Small test (not a recommendation for full import)

Something else you can try as a test – this is not how I recommend inserting 300k objects – you could put 1000 objects into an array, then call insert_many, like this:

data1k = [] 
# add data to the array

anon_col = client.collections.get("AnonymizedCollection")
anon_col.data.insert_many(data1k)

This would be a good test to verify that you can insert 1k objects in one go.

Oh, I didn’t realise that. Apologies for the confusion. :pray:
I was typing the code from memory.

ConsistencyLevel.QUORUM is the default value, so you should be fine to skip that setting.

The following should be enough:

anon_col = client.collections.get("AnonymizedCollection")

with anon_col.batch.fixed_size(batch_size=300) as batch:
...

@sebawita
Thanks. I’ll try with the reduced number and see. I guess inserting 300k objects will take a while though with this speed. I’ll try doing it in batches of 20k for now.

I was hoping enabling Async indexing would reduce having to deal with the OpenAI overheads and make imports faster.

Also, will there be issues with vectorizing objects that have most fields as NoneType?

Also, for named vectors, is it better for more expressibility? Currently we implement hybrid search but use the default one vector per object. Would using named vectors improve field-sepecific searches? Suppose we have 4 main properties that we want to query on and include 4 named vectors, and try routing queries to the specific named vectors based on the query, will that improve relevancy results?

hi @aritraban !!

The ASYNC_INDEXING will only affect the indexing, not the vectorization stage. So it will vectorize it first, on ingestion, and then add it to the index later, asynchronously . So I believe it will not affect that specific issue with OpenAi timing out.

If your property doesn’t has a value, it should not be added to the resulting payload that goes to the vectorizer model. So it should not affect it too.

For the named vectors question, it can improve the relevance results if a query is relevant to that specific property.

if you add more properties to a named vector, all those properties will be used to generate the vector, while having one property (or a more specific one) per vector, it will result in a vector that better represent that property alone.

1 Like

Batch size

Just to be on safe side, I didn’t suggest to run col.insert_many(data_here) multiple times.

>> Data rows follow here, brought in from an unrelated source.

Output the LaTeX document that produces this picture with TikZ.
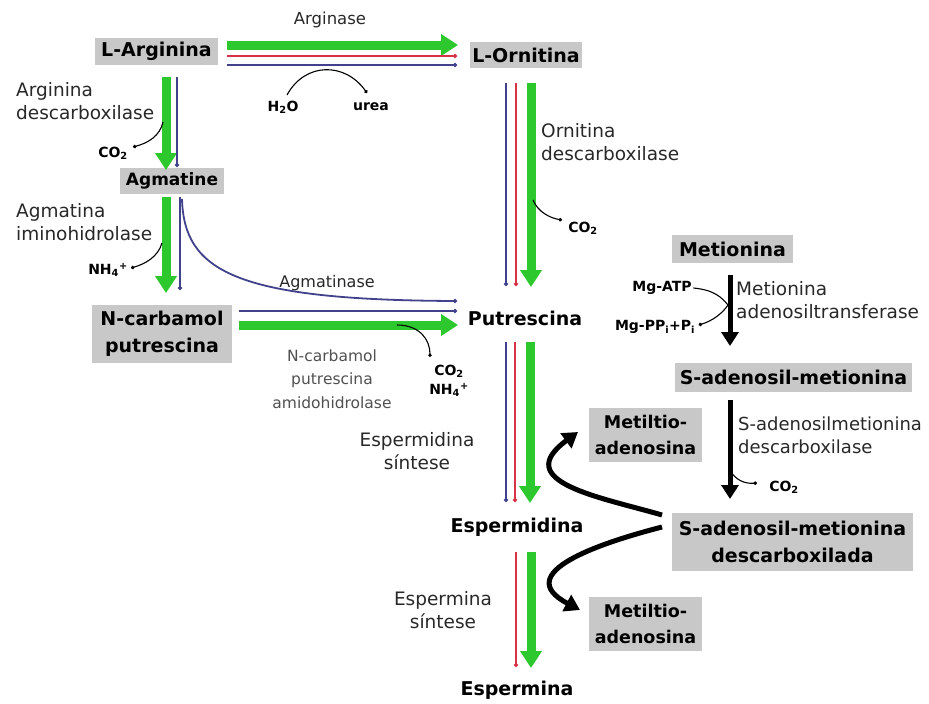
\documentclass[tikz,border=0pt]{standalone}
\usepackage{fontspec}
\setmainfont{DejaVu Sans}
\usetikzlibrary{arrows.meta,calc}
\definecolor{pgreen}{RGB}{45,200,45}
\definecolor{pred}{RGB}{215,50,70}
\definecolor{pblue}{RGB}{65,65,140}
\definecolor{boxgray}{RGB}{200,200,200}
\definecolor{labgray}{RGB}{40,40,40}
\definecolor{lightlab}{RGB}{80,80,80}
\begin{document}
\begin{tikzpicture}[x=1pt,y=-1pt,
  box/.style={fill=boxgray,inner sep=0pt,align=center,font=\bfseries\fontsize{19}{27}\selectfont},
  plain/.style={inner sep=0pt,align=center,font=\bfseries\fontsize{19}{27}\selectfont},
  lab/.style={inner sep=0pt,text=labgray,font=\fontsize{18.5}{23}\selectfont},
  chem/.style={inner sep=0.5pt,font=\bfseries\fontsize{14}{19}\selectfont},
  garrow/.style={draw=pgreen,line width=9pt,-{Triangle[width=21pt,length=17pt]}},
  barrow/.style={draw=pblue,line width=1.8pt,-{Circle[length=4pt]}},
  rarrow/.style={draw=pred,line width=1.8pt,-{Circle[length=4pt]}},
  karrow/.style={draw=black,line width=5pt,-{Triangle[width=17pt,length=14pt]}},
  carrow/.style={draw=black,line width=5pt,-{Triangle[width=18pt,length=15pt]}},
  branch/.style={draw=black,line width=1.1pt,-{Circle[length=3.5pt]}}
]
\useasboundingbox (0,0) rectangle (929,704);

% metabolite nodes
\node[box,minimum width=123pt,minimum height=27pt] (arg) at (156.5,51.5) {L-Arginina};
\node[box,minimum width=112pt,minimum height=26pt] (orn) at (526,55) {L-Ornitina};
\node[box,minimum width=104pt,minimum height=26pt,font=\bfseries\fontsize{17}{20}\selectfont] (agm) at (172,181) {Agmatine};
\node[box,minimum width=140pt,minimum height=58pt] (ncp) at (162,334) {N-carbamol\\putrescina};
\node[plain] (put) at (525,318) {Putrescina};
\node[box,minimum width=121pt,minimum height=28pt] (met) at (732.5,249) {Metionina};
\node[box,minimum width=237pt,minimum height=29pt] (sam) at (793.5,377.5) {S-adenosil-metionina};
\node[box,minimum width=113pt,minimum height=54pt,font=\bfseries\fontsize{17.5}{26}\selectfont] (mta1) at (645.5,435) {Metiltio-\\adenosina};
\node[box,minimum width=241pt,minimum height=58pt] (dsam) at (792.5,542) {S-adenosil-metionina\\descarboxilada};
\node[box,minimum width=113pt,minimum height=54pt,font=\bfseries\fontsize{17.5}{26}\selectfont] (mta2) at (645.5,624) {Metiltio-\\adenosina};
\node[plain] (spd) at (517,527) {Espermidina};
\node[plain] (spm) at (517,690) {Espermina};

% enzyme labels
\node[lab,anchor=west,align=left] (lArgDC) at (16,101) {Arginina\\descarboxilase};
\node[lab,anchor=west,align=left] (lAgmIH) at (16,222) {Agmatina\\iminohidrolase};
\node[lab,font=\fontsize{16.5}{20}\selectfont] (lArgase) at (330,20) {Arginase};
\node[lab,anchor=west,align=left] (lOrnDC) at (541,142) {Ornitina\\descarboxilase};
\node[lab,font=\fontsize{16}{20}\selectfont] (lAgmase) at (327,283) {Agmatinase};
\node[lab,align=center,text=lightlab,font=\fontsize{15.5}{23.5}\selectfont] (lNcpAH) at (332,379) {N-carbamol\\putrescina\\amidohidrolase};
\node[lab,align=center] (lSpdS) at (417,451) {Espermidina\\síntese};
\node[lab,align=center] (lSpmS) at (443,610) {Espermina\\síntese};
\node[lab,anchor=west,align=left] (lMetAT) at (736,300) {Metionina\\adenosiltransferase};
\node[lab,anchor=west,align=left,font=\fontsize{18}{23}\selectfont] (lSamDC) at (738,435) {S-adenosilmetionina\\descarboxilase};

% small chemical labels
\node[chem] (co2a) at (113,153) {CO\textsubscript{2}};
\node[chem] (h2o) at (283,107) {H\textsubscript{2}O};
\node[chem] (urea) at (371,107) {urea};
\node[chem] (nh4a) at (108,270) {NH\textsubscript{4}\textsuperscript{+}};
\node[chem] (co2b) at (583,228) {CO\textsubscript{2}};
\node[chem,align=center] (co2c) at (449,381) {CO\textsubscript{2}\\NH\textsubscript{4}\textsuperscript{+}};
\node[chem] (mgatp) at (662,288) {Mg-ATP};
\node[chem] (mgpp) at (655,327) {Mg-PP\textsubscript{i}+P\textsubscript{i}};
\node[chem] (co2d) at (784,487) {CO\textsubscript{2}};

% L-Arginina -> L-Ornitina
\draw[garrow] ($(arg)+(70.5,-6.5)$) -- ($(orn)+(-68,-10)$);
\draw[rarrow] ($(arg)+(70.5,4.5)$) -- ($(orn)+(-69,1)$);
\draw[barrow] ($(arg)+(70.5,13.5)$) -- ($(orn)+(-69,10)$);
\draw[branch] ($(h2o)+(4,-12)$) .. controls (305,62) and (345,62) .. ($(urea)+(-4,-14)$);

% L-Arginina -> Agmatine
\draw[garrow] ($(arg)+(9.5,25.5)$) -- ($(agm)+(-6,-11)$);
\draw[barrow] ($(arg)+(20.5,25.5)$) -- ($(agm)+(5,-14)$);
\draw[branch] ($(arg)+(6.5,70.5)$) .. controls (160,136) and (148,143) .. ($(co2a)+(20,-6)$);

% Agmatine -> N-carbamol putrescina
\draw[garrow] ($(agm)+(-6,16)$) -- ($(ncp)+(4,-41)$);
\draw[barrow] ($(agm)+(8,16)$) -- ($(ncp)+(18,-44)$);
\draw[branch] ($(agm)+(-10,62)$) .. controls (158,257) and (145,264) .. ($(nh4a)+(23,-2)$);

% Agmatine -> Putrescina (agmatinase)
\draw[barrow] ($(agm)+(10,18)$) .. controls (184,271) and (235,300) .. ($(put)+(-68,-17)$);

% N-carbamol putrescina -> Putrescina
\draw[barrow] ($(ncp)+(77,-23)$) -- ($(put)+(-68,-7)$);
\draw[garrow] ($(ncp)+(77,-9)$) -- ($(put)+(-67,7)$);
\draw[branch] ($(ncp)+(235,-9)$) .. controls (420,325) and (430,340) .. ($(co2c)+(-19,-24)$);

% L-Ornitina -> Putrescina
\draw[barrow] ($(orn)+(-20,28)$) -- ($(put)+(-19,-32)$);
\draw[rarrow] ($(orn)+(-10,28)$) -- ($(put)+(-9,-32)$);
\draw[garrow] ($(orn)+(5,28)$) -- ($(put)+(6,-31)$);
\draw[branch] ($(orn)+(7,145)$) .. controls (538,212) and (550,218) .. ($(co2b)+(-21,-8)$);

% Putrescina -> Espermidina
\draw[barrow] ($(put)+(-19,24)$) -- ($(spd)+(-11,-25)$);
\draw[rarrow] ($(put)+(-10,24)$) -- ($(spd)+(-2,-25)$);
\draw[garrow] ($(put)+(5,24)$) -- ($(spd)+(13,-24)$);

% Espermidina -> Espermina
\draw[rarrow] ($(spd)+(-1,25)$) -- ($(spm)+(-1,-23)$);
\draw[garrow] ($(spd)+(14,25)$) -- ($(spm)+(14,-22)$);

% Metionina -> S-adenosil-metionina
\draw[karrow] ($(met)+(-2.5,26)$) -- ($(sam)+(-63.5,-31.5)$);
\draw[branch] ($(mgatp.east)+(1,0)$) .. controls (715,290) and (722,298) .. (728,305) .. controls (722,314) and (712,321) .. ($(mgpp.east)+(3,-2)$);

% S-adenosil-metionina -> descarboxilada
\draw[karrow] ($(sam)+(-63.5,22.5)$) -- ($(dsam)+(-62.5,-43)$);
\draw[branch] ($(sam)+(-63.5,92.5)$) .. controls (735,480) and (745,484) .. ($(co2d)+(-27,-4)$);

% descarboxilada -> Metiltio-adenosina
\draw[carrow] ($(dsam)+(-130.5,-27)$) .. controls (600,497) and (510,482) .. ($(mta1)+(-67.5,-3)$);
\draw[carrow] ($(dsam)+(-130.5,-15)$) .. controls (600,543) and (510,573) .. ($(mta2)+(-65.5,-14)$);
\end{tikzpicture}
\end{document}
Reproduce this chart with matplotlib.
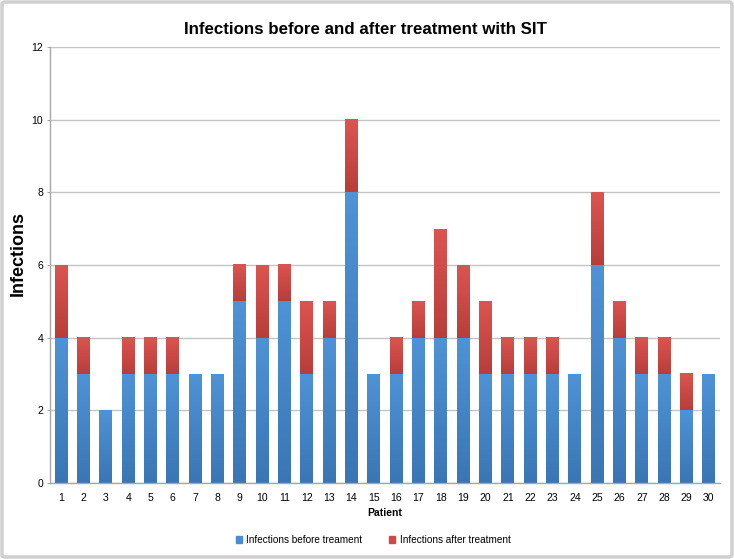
import matplotlib
matplotlib.use("Agg")
import matplotlib.pyplot as plt
import numpy as np
from matplotlib.colors import LinearSegmentedColormap
from matplotlib.patches import FancyBboxPatch, Rectangle

plt.rcParams['font.family'] = ['Liberation Sans', 'DejaVu Sans']

patients = [str(i) for i in range(1, 31)]
before = [4, 3, 2, 3, 3, 3, 3, 3, 5, 4, 5, 3, 4, 8, 3, 3, 4, 4, 4, 3, 3, 3, 3, 3, 6, 4, 3, 3, 2, 3]
after = [2, 1, 0, 1, 1, 1, 0, 0, 1, 2, 1, 2, 1, 2, 0, 1, 1, 3, 2, 2, 1, 1, 1, 0, 2, 1, 1, 1, 1, 0]
yticks = [0, 2, 4, 6, 8, 10, 12]

blue_cmap = LinearSegmentedColormap.from_list('b', ['#3a76b4', '#4e93d6'])
red_cmap = LinearSegmentedColormap.from_list('r', ['#b83e3a', '#dc5450'])

fig = plt.figure(figsize=(7.34, 5.59), dpi=100)
ax = fig.add_axes([50/734, 76/559, 670/734, 436/559])

x = np.arange(1, 31)
b1 = ax.bar(x, before, width=0.57, color='#4a8cd0', zorder=2, label='Infections before treament')
b2 = ax.bar(x, after, width=0.57, bottom=before, color='#d04a45', zorder=2, label='Infections after treatment')

grad = np.linspace(0, 1, 64).reshape(-1, 1)
for bars, cmap in ((b1, blue_cmap), (b2, red_cmap)):
    for r in bars:
        if r.get_height() <= 0:
            continue
        x0, y0, w, h = r.get_x(), r.get_y(), r.get_width(), r.get_height()
        ax.imshow(grad, extent=[x0, x0 + w, y0, y0 + h], origin='lower',
                  aspect='auto', cmap=cmap, zorder=2.5, interpolation='bilinear')

ax.set_xlim(0.5, 30.5)
ax.set_ylim(0, 12)
ax.set_yticks(yticks)
ax.set_xticks(x)
ax.set_xticklabels(patients)
ax.yaxis.grid(True, color='#c4c4c4', linewidth=1.0, zorder=0)
ax.set_axisbelow(True)
for s in ('top', 'right'):
    ax.spines[s].set_visible(False)
for s in ('left', 'bottom'):
    ax.spines[s].set_color('#a8a8a8')
    ax.spines[s].set_linewidth(1.0)
ax.tick_params(axis='x', length=0, pad=7, labelsize=7.5)
ax.tick_params(axis='y', length=2, color='#a8a8a8', pad=3, labelsize=7.5)

ax.set_xlabel('Patient', fontsize=7.5, fontweight='bold', labelpad=4)
fig.text(18.5/734, 1 - 254/559, 'Infections', rotation=90, ha='center', va='center',
         fontsize=13, fontweight='bold')
fig.text(0.5 * (183 + 548) / 734, 1 - 30/559, 'Infections before and after treatment with SIT',
         ha='center', va='center', fontsize=12.2, fontweight='bold')

h1 = Rectangle((0, 0), 1, 1, color='#4a8cd0')
h2 = Rectangle((0, 0), 1, 1, color='#d04a45')
fig.legend([h1, h2], ['Infections before treament', 'Infections after treatment'],
           loc='center', bbox_to_anchor=(0.5 * (243 + 503) / 734, 1 - 540/559), ncol=2, frameon=False,
           fontsize=7.2, handlelength=0.6, handleheight=0.6, handletextpad=0.5,
           columnspacing=2.6)

border = FancyBboxPatch((2/734, 2/559), 730/734, 555/559, boxstyle='round,pad=0,rounding_size=0.004',
                        transform=fig.transFigure, facecolor='none', edgecolor='#d0d0d0',
                        linewidth=2.5, zorder=10)
fig.patches.append(border)

fig.savefig('out.png', dpi=100)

This was designed as a test to make sure you can get 1k objects in without a problem, and also to estimate the time it takes for 1k objects.

Then you should be able to load all 300k objects with batch inserts, but with smaller batches. Tbh. you should be perfectly fine to set batch_size=1000, which should run at a pretty good speed.

with my_col.batch.fixed_size(batch_size=1000) as batch:

Please note that the main delay in the overall ingestion speed is with the embedding model (in your case, OpenAI text-embedding-3-large), as that is usually the slowest part.

Multiple vectors

Splitting is not allways better
Splitting your main vector into multiple vectors is not always better. It all depends on what queries you are trying to run.

please note: you can only query one vector space at a time. i.e. if you create one vector on title, and another on description. Then when you run a query, you need to specify which vector space you want to search through (you can’t query both of them).

You can mix vector properties
You choose what properties are used for each named vector. And the properties can overlap. Let me explain more.

Say we have title, description, author, abstract, and image_url.
You could then create the following vectors, each with a different purpose:

vectorizer_config=[
    # Vectorize the key text properties - to allow searching with the key info, but ignoring image_url which is not useful
    Configure.NamedVectors.text2vec_openai(
        name="overall",
        source_properties=["title", "description", "abstract"],
        model="rerank-english-v3.0"
    ),
    # Vectorize title - to allow searching specifically through the title
    Configure.NamedVectors.text2vec_openai(
        name="title",
        source_properties=["title"],
        model="rerank-english-v3.0"
    ),
    # Vectorize author - to allow searching specifically based on the author name
    Configure.NamedVectors.text2vec_openai(
        name="author",
        source_properties=["author"],
        model="rerank-english-v3.0"
    ),
],

This way, you could run queries that are based on all the key content, or in other cases you may just want to search through the titles, and run a more direct query. The trick is in figuring out what are the key properties you use for different types of queries you expect.

please note: with 3 vectors per object, you will end up with 900k of vectors across 300k objects, which will increase the time and cost to generate the embeddings at import, but also will increase the index size. I am not trying to discourage you :wink: I just want to make sure that you are aware of this :wink:

2 Likes